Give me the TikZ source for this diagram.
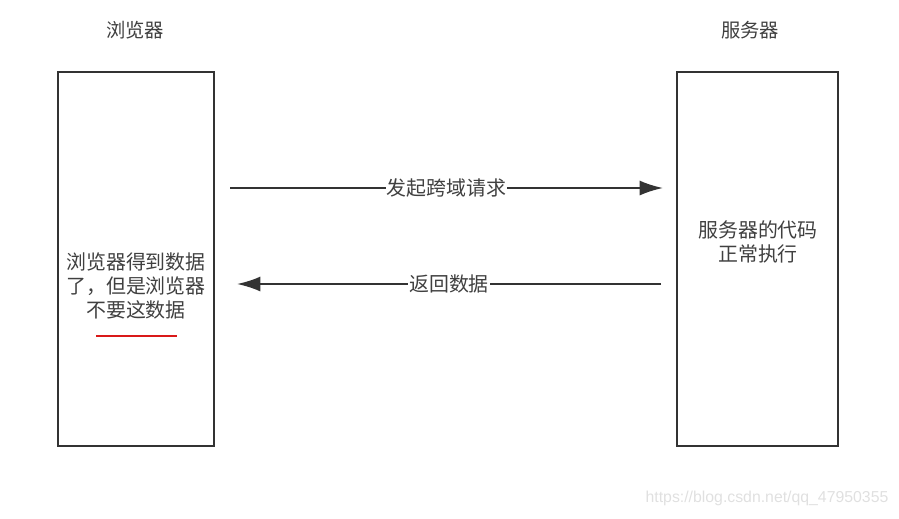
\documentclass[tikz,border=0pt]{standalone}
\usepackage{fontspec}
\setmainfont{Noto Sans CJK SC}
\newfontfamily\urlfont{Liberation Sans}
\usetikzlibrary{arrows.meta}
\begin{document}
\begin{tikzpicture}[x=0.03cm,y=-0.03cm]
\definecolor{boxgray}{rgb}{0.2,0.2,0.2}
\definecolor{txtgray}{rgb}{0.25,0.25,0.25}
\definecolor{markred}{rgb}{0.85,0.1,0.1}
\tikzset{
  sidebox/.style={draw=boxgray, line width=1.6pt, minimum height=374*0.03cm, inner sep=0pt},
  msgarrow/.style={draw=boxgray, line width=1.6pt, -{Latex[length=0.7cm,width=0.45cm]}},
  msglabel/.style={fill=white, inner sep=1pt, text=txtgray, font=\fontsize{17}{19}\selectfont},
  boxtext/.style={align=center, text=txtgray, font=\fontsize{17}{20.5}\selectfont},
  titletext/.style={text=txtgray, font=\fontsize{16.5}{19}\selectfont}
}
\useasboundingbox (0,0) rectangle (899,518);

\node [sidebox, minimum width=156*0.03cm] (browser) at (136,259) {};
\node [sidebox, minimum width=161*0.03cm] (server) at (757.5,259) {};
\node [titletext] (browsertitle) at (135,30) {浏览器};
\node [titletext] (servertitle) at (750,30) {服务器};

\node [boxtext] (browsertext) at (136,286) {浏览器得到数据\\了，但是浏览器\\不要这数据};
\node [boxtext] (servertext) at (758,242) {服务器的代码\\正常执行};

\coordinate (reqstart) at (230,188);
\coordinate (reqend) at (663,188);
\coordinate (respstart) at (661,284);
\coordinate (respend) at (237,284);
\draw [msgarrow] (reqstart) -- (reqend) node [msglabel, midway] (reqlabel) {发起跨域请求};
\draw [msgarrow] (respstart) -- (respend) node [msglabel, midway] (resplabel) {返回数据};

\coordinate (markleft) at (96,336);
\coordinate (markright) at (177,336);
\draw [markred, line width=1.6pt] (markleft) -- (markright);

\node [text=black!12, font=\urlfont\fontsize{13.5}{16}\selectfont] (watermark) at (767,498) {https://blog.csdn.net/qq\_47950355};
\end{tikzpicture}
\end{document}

------------------------------------------------

Exercise aim => Pictures are excluded: retype only the lines from the beginning of the listing above through the line with "(0,0) rectangle (899,518);", both included.

Full solution =>
Give me the TikZ source for this diagram.
\documentclass[tikz,border=0pt]{standalone}
\usepackage{fontspec}
\setmainfont{Noto Sans CJK SC}
\newfontfamily\urlfont{Liberation Sans}
\usetikzlibrary{arrows.meta}
\begin{document}
\begin{tikzpicture}[x=0.03cm,y=-0.03cm]
\definecolor{boxgray}{rgb}{0.2,0.2,0.2}
\definecolor{txtgray}{rgb}{0.25,0.25,0.25}
\definecolor{markred}{rgb}{0.85,0.1,0.1}
\tikzset{
  sidebox/.style={draw=boxgray, line width=1.6pt, minimum height=374*0.03cm, inner sep=0pt},
  msgarrow/.style={draw=boxgray, line width=1.6pt, -{Latex[length=0.7cm,width=0.45cm]}},
  msglabel/.style={fill=white, inner sep=1pt, text=txtgray, font=\fontsize{17}{19}\selectfont},
  boxtext/.style={align=center, text=txtgray, font=\fontsize{17}{20.5}\selectfont},
  titletext/.style={text=txtgray, font=\fontsize{16.5}{19}\selectfont}
}
\useasboundingbox (0,0) rectangle (899,518);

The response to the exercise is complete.